Ann Marie Babb, vice president of business operations for the We Care So We’re There Center in southwestern Ohio, is to be a keynote speaker. Babb is to share her story as a 10-year survivor of human trafficking at 6 p.m. Wednesday in Wickham Great Hall in Campus Center.

Another speaker is Aaron Brown, the national director of operations for Destiny Rescue — an organization dedicated to rescuing children trapped in the sex trade, restoring the abused, protecting the vulnerable, empowering the poor and giving a voice to those who can’t speak for themselves. Brown’s presentation is to kick off the week at 6 p.m. Monday, also in Wickham Great Hall.

Heidelberg is to host two additional events to bring awareness to the human trafficking issue, including a film screening of “BuyCott — Ending Human Trafficking” at 6 p.m. Tuesday in The University Commons. The screening also includes a digital simulation, “How Many Slaves Work For You?” followed by a discussion led by Heidelberg graduate counseling students.

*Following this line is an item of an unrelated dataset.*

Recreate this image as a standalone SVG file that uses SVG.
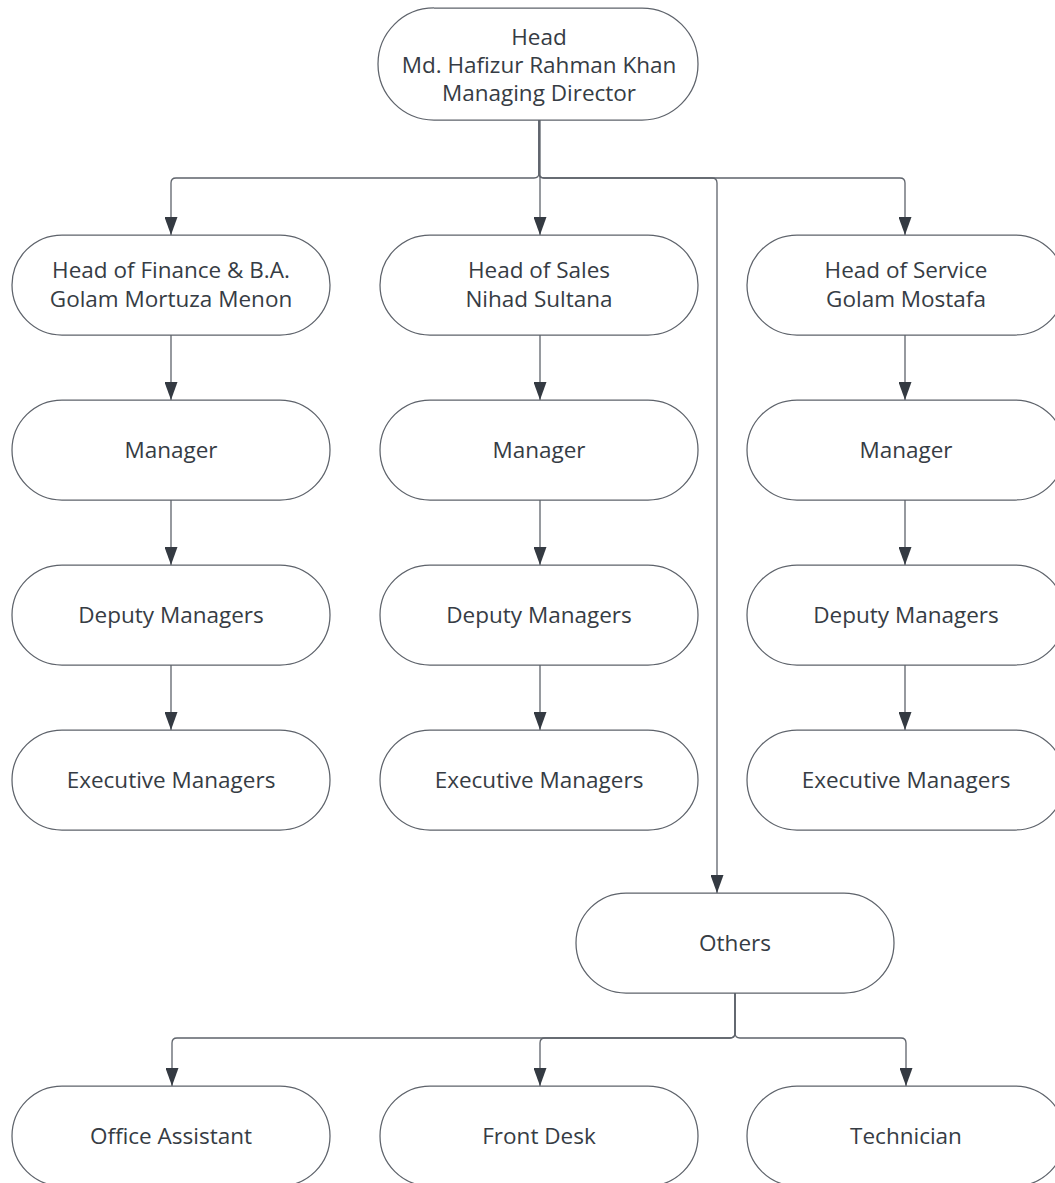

An original one-act play — “Lily’s Shadow” — performed by the Bowling Green High School Drama Club is to take place at 6 p.m. Jan. 25 in Gundlach Theatre. The performance is geared toward middle school and high school students and draws attention to the dangers of human trafficking of minors.

“This production sheds more light on the issue of human trafficking,” Williams said. “We hope parents bring their own students to campus to engage and discuss with other students.”

Sponsors for the week’s events are Heidelberg’s master of arts in counseling program and the master of arts in education program, Partners in Academic Coaching for Excellence at Heidelberg and the university’s Community Engagement Committee.